Despite Prime Minister Binyamin Netanyahu having recently told Congress that the State of Israel can defend itself – and although the U.S. has no formal alliance with that country – the influence of Israeli- and Jewish-interest organizations (such as AIPAC, ADL, JDL, AJC, CPMAJO, JINSA, MEF, and ZOA), and the disproportionately high numbers of Jewish-Americans in the banking industry and high political office has produced a climate in which $3 billion goes to Israel as military and economic aid, in addition to another $12 to $27 billion in taxpayer funds which evade mention in the official federal budget.
Aiding Israel (and thereby giving ideological support to its policies) simply cannot be reconciled with American values. How permitting the imprisonment of those who wish to have academic discussions of the facts surrounding the Holocaust supports the freedom of speech; how regulating mosques’ calls to prayer and dictating what is and is not Judaism through a corrupt, centralized institution supports the freedom of worship and religious tolerance; how routinely regimenting of Palestinian movement supports the freedom of travel; how bombing schools, hospitals, and mosques, massacring families, and then calling them terrorists for responding with a relatively minuscule amount of violence supports the protection of the innocent; and how murdering Americans in the Lavon Affair, the Kennedy assassination, the attacks on the U.S.S. Liberty and the U.S.S. Cole, and September 11th supports the safety of the United States is beyond me.

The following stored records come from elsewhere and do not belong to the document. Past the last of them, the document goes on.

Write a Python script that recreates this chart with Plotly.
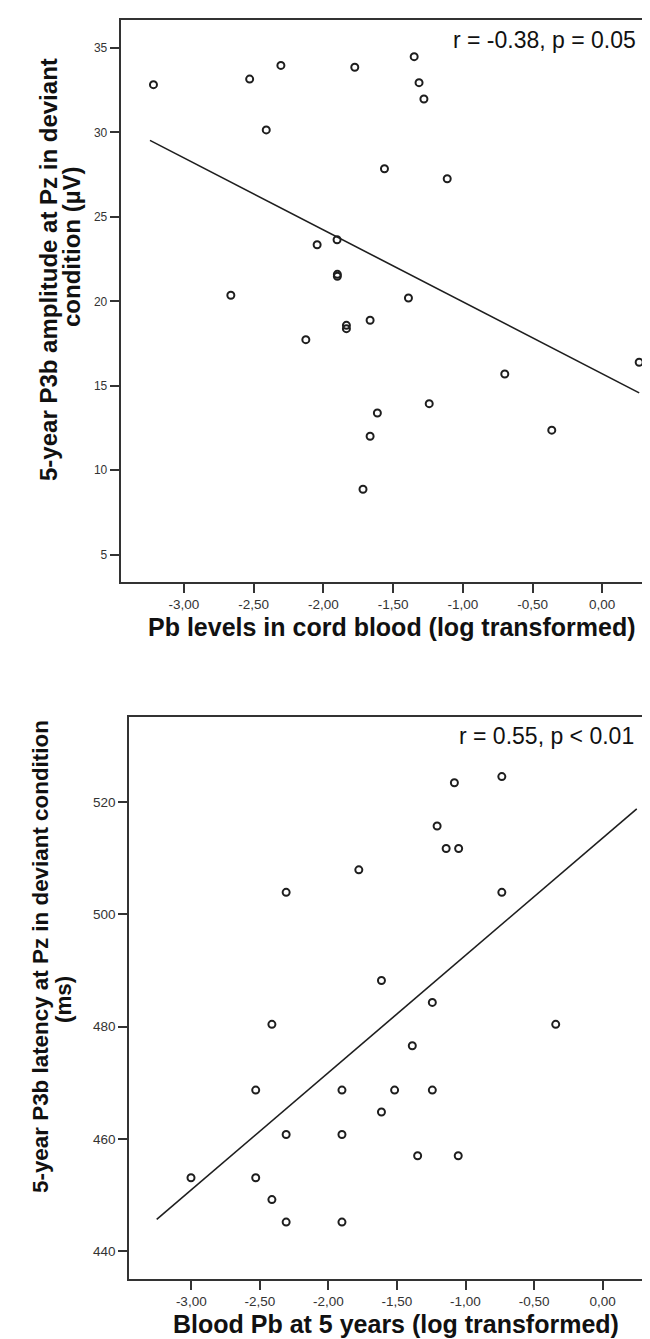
import plotly.graph_objects as go

W, H = 650, 1339

# ---- Top panel data: Pb in cord blood vs P3b amplitude ----
top_x = [-3.219, -2.529, -2.305, -1.775, -1.349, -1.314, -1.279, -2.410, -1.562, -1.112,
         -2.045, -1.902, -1.900, -1.900, -2.664, -1.390, -1.835, -1.835, -1.665, -2.126,
         0.265, -0.699, -1.241, -1.613, -1.665, -0.362, -1.716]
top_y = [32.83, 33.16, 33.97, 33.86, 34.49, 32.95, 31.98, 30.15, 27.85, 27.26,
         23.35, 23.65, 21.60, 21.48, 20.36, 20.20, 18.58, 18.38, 18.88, 17.73,
         16.39, 15.70, 13.94, 13.39, 12.01, 12.37, 8.87]
top_fit_x = [-3.244, 0.265]
top_fit_intercept = 15.71
top_fit_slope = -4.26
top_stat = "r = -0.38, p = 0.05"
top_yticks = [5, 10, 15, 20, 25, 30, 35]

# ---- Bottom panel data: blood Pb at 5 years vs P3b latency ----
bot_x = [-1.081, -0.735, -1.207, -1.141, -1.050, -1.778, -2.308, -0.735, -1.613, -1.242,
         -2.412, -0.342, -1.388, -2.530, -1.901, -1.517, -1.242, -1.613, -2.308, -1.901,
         -1.349, -1.053, -3.002, -2.530, -2.412, -2.308, -1.901]
bot_y = [523.4, 524.5, 515.7, 511.7, 511.7, 507.9, 503.9, 503.9, 488.2, 484.3,
         480.4, 480.4, 476.6, 468.7, 468.7, 468.7, 468.7, 464.8, 460.8, 460.8,
         457.0, 457.0, 453.1, 453.1, 449.2, 445.2, 445.2]
bot_fit_x = [-3.252, 0.249]
bot_fit_intercept = 513.55
bot_fit_slope = 20.87
bot_stat = "r = 0.55, p < 0.01"
bot_yticks = [440, 460, 480, 500, 520]

xtick_vals = [-3.0, -2.5, -2.0, -1.5, -1.0, -0.5, 0.0]
xtick_text = ["-3,00", "-2,50", "-2,00", "-1,50", "-1,00", "-0,50", "0,00"]

FONT = "Liberation Sans, Arial, sans-serif"
INK = "#1e1e1e"

def fit_y(xs, b0, b1):
    return [b0 + b1 * v for v in xs]

fig = go.Figure()

marker = dict(symbol="circle-open", size=7, color=INK, line=dict(width=2, color=INK))

fig.add_trace(go.Scatter(x=top_x, y=top_y, mode="markers", marker=marker,
                         xaxis="x", yaxis="y", showlegend=False))
fig.add_trace(go.Scatter(x=top_fit_x, y=fit_y(top_fit_x, top_fit_intercept, top_fit_slope),
                         mode="lines", line=dict(color=INK, width=1.6),
                         xaxis="x", yaxis="y", showlegend=False))
fig.add_trace(go.Scatter(x=bot_x, y=bot_y, mode="markers", marker=marker,
                         xaxis="x2", yaxis="y2", showlegend=False))
fig.add_trace(go.Scatter(x=bot_fit_x, y=fit_y(bot_fit_x, bot_fit_intercept, bot_fit_slope),
                         mode="lines", line=dict(color=INK, width=1.6),
                         xaxis="x2", yaxis="y2", showlegend=False))

def px_x(p):
    return p / W

def px_y(p):
    return 1 - p / H

axis_common = dict(showgrid=False, zeroline=False, showline=True, linecolor="#333333",
                   linewidth=2, ticks="outside", ticklen=9, tickwidth=2, tickcolor="#333333")

fig.update_layout(
    width=W, height=H,
    margin=dict(l=0, r=0, t=0, b=0),
    paper_bgcolor="white", plot_bgcolor="white",
    font=dict(family=FONT, color="#333333"),
    xaxis=dict(domain=[px_x(112.7), 1], range=[-3.454, 0.400], anchor="y",
               tickvals=xtick_vals, ticktext=xtick_text, mirror=True,
               tickfont=dict(size=13.5, color="#333333"), **axis_common),
    yaxis=dict(domain=[px_y(574), px_y(12)], range=[3.38, 36.66], anchor="x",
               tickvals=top_yticks, tickfont=dict(size=12, color="#333333"), **axis_common),
    xaxis2=dict(domain=[px_x(121.3), 1], range=[-3.452, 0.404], anchor="y2",
                tickvals=xtick_vals, ticktext=xtick_text, mirror=True,
                tickfont=dict(size=13.5, color="#333333"), **axis_common),
    yaxis2=dict(domain=[px_y(1271), px_y(708.5)], range=[435.07, 535.2], anchor="x2",
                tickvals=bot_yticks, tickfont=dict(size=13.5, color="#333333"), **axis_common),
)

ann = []
# stats
ann.append(dict(text=top_stat, x=px_x(630), y=px_y(32), xref="paper", yref="paper",
                xanchor="right", yanchor="middle", showarrow=False,
                font=dict(size=23, color="#111111", family=FONT)))
ann.append(dict(text=bot_stat, x=px_x(628), y=px_y(728), xref="paper", yref="paper",
                xanchor="right", yanchor="middle", showarrow=False,
                font=dict(size=23, color="#111111", family=FONT)))
# x titles
ann.append(dict(text="<b>Pb levels in cord blood (log transformed)</b>", x=px_x(384), y=px_y(619),
                xref="paper", yref="paper", xanchor="center", yanchor="middle", showarrow=False,
                font=dict(size=25, color="#111111", family=FONT)))
ann.append(dict(text="<b>Blood Pb at 5 years (log transformed)</b>", x=px_x(388), y=px_y(1316),
                xref="paper", yref="paper", xanchor="center", yanchor="middle", showarrow=False,
                font=dict(size=25, color="#111111", family=FONT)))
# y titles
ann.append(dict(text="<b>5-year P3b amplitude at Pz in deviant</b>", x=px_x(41), y=px_y(262),
                xref="paper", yref="paper", xanchor="center", yanchor="middle", showarrow=False,
                textangle=-90, font=dict(size=24, color="#111111", family=FONT)))
ann.append(dict(text="<b>condition (µV)</b>", x=px_x(63), y=px_y(239),
                xref="paper", yref="paper", xanchor="center", yanchor="middle", showarrow=False,
                textangle=-90, font=dict(size=24, color="#111111", family=FONT)))
ann.append(dict(text="<b>5-year P3b latency at Pz in deviant condition</b>", x=px_x(32), y=px_y(949),
                xref="paper", yref="paper", xanchor="center", yanchor="middle", showarrow=False,
                textangle=-90, font=dict(size=22.4, color="#111111", family=FONT)))
ann.append(dict(text="<b>(ms)</b>", x=px_x(55), y=px_y(992),
                xref="paper", yref="paper", xanchor="center", yanchor="middle", showarrow=False,
                textangle=-90, font=dict(size=22.4, color="#111111", family=FONT)))
fig.update_layout(annotations=ann)

fig.write_html("out.html")
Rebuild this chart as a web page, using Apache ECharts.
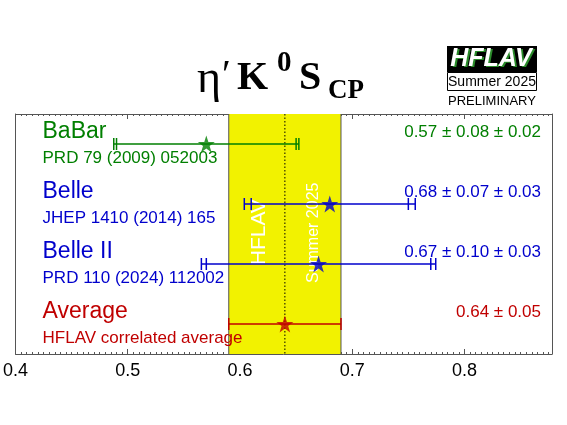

With Israel’s occupation of Palestine, deprivation of the natural and human rights of its people, and labeling of the Gazans’ democratically-elected Hamas government as a terrorist organization (as well as Israel's jailing and assassination of their elected representatives), it seems evident that Israel’s main reason for supporting democratic elections in the Palestinian territories is to exploit its own radicalization of the Palestinians in order to avoid peace negotiations, that Israel desires to retain its much-lauded status as “the only democracy in the Middle East”, and that the solution to the Israeli-Palestinian conflict is for the people of the West Bank and Gaza to have their own State – alongside and recognized by Israel – and with full membership in the United Nations, having access to its human rights agencies and courts.
But this is no thoughtful and humane solution to the greater Israeli-Arab conflict as a whole. Those who advocate for Palestinian nationhood and recognition as a State by the international community should be cautioned that this may cause the self-determination of the Palestinian people to be subordinated to the power of their elected officials and the supranational U.N. governance, and that the acceptance of the continued existence of the State of Israel may cause an even more widespread conceptualization of Jewish freedom which excuses their rebellion against G-d and the nations of the Earth by exercising military and political sovereignty prior to the arrival of Mashiach (the Jewish Messiah) and without authorization of the rabbinic authorities of the communities.
If elected to the 113th Congress, I would vote against all federal aid to the State of Israel – as well as to the Palestinian authorities – saving $3 billion of the official budget annually, and eliminating between $12 and $27 billion in fraud each year. Additionally, I would urge members of the Senate to refrain from introducing, drafting, and supporting any and all agreements with the State of Israel which do not require the peaceful dismantlement of its political agencies to be completed within the next 220 years.